Coping with Corker-Cardin — a reply to Andy McCarthy

Andy McCarthy, whom we admire, has responded to a post in which I argued (1) that Congress should not follow the voting procedure established by the Corker-Cardin legislation, but (2) if Congress does follow this procedure it will not, by doing so, repeal any sanctions against Iran. Andy has been the leading proponent of the first proposition, but he disagrees with the second.

In his original post, which prompted mine, Andy wrote “[i]f lawmakers. . .go ahead with the vote on the Iran deal despite Obama’s failure to comply with the Corker legislation’s terms, there would be a very reasonable legal argument that the sanctions have been repealed” because “Congress could be seen as forgiving Obama’s default.” (Emphasis added).

In his response to my post, Andy goes further. He contends (it seems to me) that there would be a compelling argument that sanctions have been repealed.

As explained below, I continue to disagree with the view that sanctions reasonably could be deemed repealed by virtue of a vote pursuant to Corker-Cardin.

Andy begins by saying that I misstated his case when I said I see no merit “in an argument that the Corker-Cardin process is sufficient to repeal an act of Congress.” Andy insists that “the sanctions are not being repealed by the Corker process; they were already conditionally repealed by the operative terms of the Corker law.”

But conditional repeal is not repeal. Repeal can occur only if the applicable conditions are met (they have not) or if they are “forgiven” as a result of Congress going through the Corker-Cardin process.

Here’s what Andy wrote originally:

From a legal standpoint, by going forward with the review process despite Obama’s failure to comply with the Corker-Cardin legislation’s terms, Congress could be seen as forgiving Obama’s default. If lawmakers then go ahead with the vote on the Iran deal. . .there would be a very reasonable legal argument that the sanctions have been repealed.

(Emphasis added.)

It is, then, the process — in particular, the vote — that, in Andy’s view, repeals the sanctions. As he says, prior to the voting process, the sanctions are only conditionally repealed. (I’m not sure they would be “repealed” even if all conditions were met, but I’ll assume for purposes of this discussion that they would be).

The condition of repeal is submission of the full agreement to Congress. Because, as Andy and I agree, that condition manifestly has not been fulfilled, there is no repeal unless the voting process brings this about by forgiving Obama’s default.

Such forgiveness, I maintain, would not — cannot — occur by virtue of going through the Corker-Cardin process. The legislation conditions alteration of the sanctions on submission by the Obama administration of the full agreement to Congress. I see nothing in the agreement that provides for forgiveness of that obligation under any circumstances.

By conditioning alteration of the sanctions on submission of the full agreement, Congress laid down its definitive directive on how the sanctions it enacted can be altered. Conducting a vote wouldn’t repeal Congress’ directive. Only another piece of duly enacted legislation would do so.

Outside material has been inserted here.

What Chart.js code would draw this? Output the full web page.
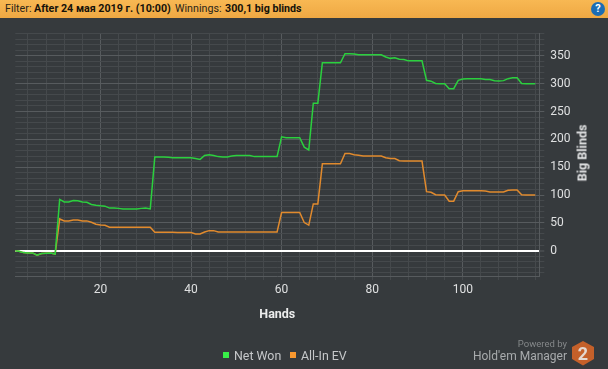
<!DOCTYPE html>
<html>
<head>
<meta charset="utf-8">
<script src="https://cdn.jsdelivr.net/npm/chart.js@4"></script>
<style>
  html, body { margin: 0; padding: 0; background: #363a3d; }
  #page { position: relative; width: 608px; height: 369px; overflow: hidden; font-family: Roboto, sans-serif; }
  #chart { position: absolute; left: 0; top: 0; }
  #header { position: absolute; left: 0; top: 0; width: 608px; height: 18px; background: linear-gradient(#f8b853, #efa843); color: #2a2418; font-size: 10.7px; line-height: 18px; }
  #header span { position: absolute; top: 0; white-space: nowrap; }
  #header b { font-weight: 700; color: #15120a; }
  #help { position: absolute; left: 591px; top: 2px; width: 14px; height: 14px; border-radius: 50%; background: #1c6db4; color: #fff; font: bold 11px/14px Roboto, sans-serif; text-align: center; }
  #yTitle { position: absolute; left: 582px; top: 153px; transform: translate(-50%, -50%) rotate(-90deg); color: #e6e7e8; font-size: 12.5px; font-weight: 700; white-space: nowrap; }
  .legend { position: absolute; top: 347px; color: #c6c8ca; font-size: 12.4px; line-height: 18px; white-space: nowrap; }
  .swatch { position: absolute; top: 352px; width: 6px; height: 6px; }
  #powered { position: absolute; right: 41px; top: 337px; color: #85888a; font-size: 9.5px; line-height: 14px; }
  #hem { position: absolute; right: 41px; top: 347px; color: #a8abad; font-size: 12px; line-height: 18px; white-space: nowrap; }
  #logo { position: absolute; left: 571px; top: 341px; }
</style>
</head>
<body>
<div id="page">
  <canvas id="chart" width="608" height="369"></canvas>
  <div id="header">
    <span style="left:5px">Filter:</span>
    <span style="left:34px"><b>After 24 мая 2019 г. (10:00)</b></span>
    <span style="left:175px">Winnings:</span>
    <span style="left:225px"><b>300,1 big blinds</b></span>
  </div>
  <div id="help">?</div>
  <div id="yTitle">Big Blinds</div>
  <div id="legend"></div>
  <div id="powered">Powered by</div>
  <div id="hem">Hold'em Manager</div>
  <svg id="logo" width="24" height="25" viewBox="0 0 24 25">
    <polygon points="12,0 23,6 23,18 12,24.5 1,18 1,6" fill="#c4602a"/>
    <text x="12" y="19" text-anchor="middle" font-family="Roboto" font-weight="700" font-size="18" fill="#e4d8d0">2</text>
  </svg>
</div>
<script>
// Data, one value per hand
const netWon = [
  0, -1, -3.5, -4, -4, -8, -5, -4.5, -4, -6,
  92, 87.5, 87.5, 90, 89.5, 87.5, 87, 83, 81.5, 80.5,
  80, 76.5, 76.5, 76, 75, 75, 75, 75, 76, 76.5,
  75, 168.5, 168.5, 168.5, 168, 167, 167, 167, 167, 167,
  165.5, 164, 171, 172.5, 171, 169, 168.5, 168.5, 170, 171,
  171, 171, 171, 169, 169, 169, 169, 169, 169, 204.5,
  203, 203, 203, 203, 186, 181, 265, 265, 337.5, 337.5,
  337.5, 337.5, 337.5, 354, 354, 353.5, 352, 352, 352, 352,
  352, 352, 348, 345.5, 346.5, 344, 343.5, 341, 341, 341,
  341, 306, 304.5, 300.5, 300, 300, 291, 291, 306, 308.5,
  309, 309, 309, 309, 307.5, 307.5, 305.5, 305, 305.5, 309,
  310.5, 310.5, 300.5, 300, 300, 300
];
const allInEv = [
  0, -1, -3.5, -4, -4, -8, -5, -4.5, -4, -6,
  57, 53.5, 53.5, 55, 55, 53.5, 53.5, 51, 47.5, 46,
  45.5, 42, 42, 42, 42, 42, 42, 42, 42, 42,
  42, 33, 33, 33, 33, 33, 32.5, 32.5, 32.5, 32.5,
  30, 30, 33.5, 36, 36, 33.5, 33.5, 33.5, 33.5, 33.5,
  33.5, 33.5, 33.5, 33.5, 33.5, 33.5, 33.5, 33.5, 33.5, 68.5,
  68.5, 68.5, 68.5, 68.5, 50.5, 46, 84, 84, 156, 156,
  156, 156, 156, 174.5, 174.5, 172.5, 171.5, 170, 170, 170,
  170, 170, 167, 165.5, 165.5, 161.5, 161, 161, 161, 161,
  161, 106, 105, 100.5, 100, 100, 89, 89, 106, 107.5,
  107.5, 107.5, 107.5, 107.5, 107, 105.5, 105.5, 105.5, 105.5, 108.5,
  109, 109, 100.5, 100, 100, 100
];
const seriesNames = ["Net Won", "All-In EV"];

const TEXT = "#dfe0e1";
const GRID_MAJOR = "#575b5e";
const GRID_MINOR = "#45494c";

const toPoints = vals => vals.map((y, i) => ({ x: i + 1, y }));

// legend is plain html, the original sits left of the plot centre
const legendBox = document.getElementById("legend");
[["#38ee48", 223, 234], ["#f8982f", 290, 301]].forEach(([color, boxX, textX], i) => {
  legendBox.insertAdjacentHTML("beforeend",
    `<div class="swatch" style="left:${boxX}px;background:${color}"></div>` +
    `<div class="legend" style="left:${textX}px">${seriesNames[i]}</div>`);
});

new Chart(document.getElementById("chart"), {
  type: "line",
  data: {
    datasets: [
      { label: seriesNames[0], data: toPoints(netWon), borderColor: "#2bd03e", borderWidth: 1.5, pointRadius: 0, tension: 0 },
      { label: seriesNames[1], data: toPoints(allInEv), borderColor: "#e18a2d", borderWidth: 1.5, pointRadius: 0, tension: 0 }
    ]
  },
  options: {
    responsive: false,
    animation: false,
    layout: { padding: { left: 15.3, top: 33.6, right: 0, bottom: 0 } },
    plugins: { legend: { display: false }, tooltip: { enabled: false } },
    scales: {
      x: {
        type: "linear",
        min: 1.2,
        max: 116.9,
        afterFit: s => { s.height = 93; },
        border: { color: GRID_MAJOR },
        title: { display: true, text: "Hands", color: "#eceded", font: { family: "Roboto", size: 12.5, weight: "bold" }, padding: { top: 0, bottom: 47 } },
        ticks: {
          stepSize: 4,
          includeBounds: false,
          autoSkip: false,
          maxRotation: 0,
          padding: 3,
          color: TEXT,
          font: { family: "Roboto", size: 12 },
          callback: v => (v % 20 === 0 ? String(v) : "")
        },
        grid: {
          tickLength: 4,
          color: c => (c.tick && c.tick.value % 20 === 0 ? GRID_MAJOR : GRID_MINOR),
          tickColor: GRID_MINOR
        }
      },
      y: {
        position: "right",
        min: -45.5,
        max: 390,
        afterFit: s => { s.width = 68.7; },
        border: { color: GRID_MAJOR },
        ticks: {
          stepSize: 10,
          includeBounds: false,
          autoSkip: false,
          padding: 6,
          color: TEXT,
          font: { family: "Roboto", size: 12 },
          callback: v => (v % 50 === 0 ? String(v) : "")
        },
        grid: {
          tickLength: 5,
          color: c => {
            const v = c.tick ? c.tick.value : 1;
            if (v === 0) return "#ffffff";
            return v % 50 === 0 ? GRID_MAJOR : GRID_MINOR;
          },
          lineWidth: c => (c.tick && c.tick.value === 0 ? 2 : 1),
          tickColor: c => (c.tick && c.tick.value % 50 === 0 ? GRID_MAJOR : GRID_MINOR),
          tickWidth: 1
        }
      }
    }
  }
});
</script>
</body>
</html>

If Congress wants to emphasize this reality, it can, as I suggested, pass a resolution saying so. Andy responds that a resolution cannot alter the terms of the Corker-Cardin legislation.

That’s true, of course, and I didn’t mean to suggest otherwise. The purpose of the resolution wouldn’t be to alter the terms of Corker-Cardin; as I have argued, no alteration is needed to keep sanctions on the books. The purpose would be to make clear, in the event that someone later tries to construe a vote as Andy argues it should be construed, that by following the Corker-Cardin procedure, Congress did not intend to scrap sanctions. But such a resolution would be surplus to requirements.

Congress passed Corker-Cardin because it wanted a process through which it could either block the Iran deal or at least express its disapproval through a vote that the White House and congressional Democrats recognized as proper (and in which some Democrats would buck the administration). Obama’s failure to comply with Corker-Cardin does not enable him to force Congress either to lose that opportunity (for what little it may be worth) or else be deemed to have “repealed” sanctions. Obama cannot profit in this way from Corker-Cardin by violating it.

Congress can declare the entire legislation null and void, and I believe it should as a matter of principle. But it isn’t required to do so in order to keep sanctions on the books.

I want to thank Andy again for engaging my arguments and for the manner in which he did so.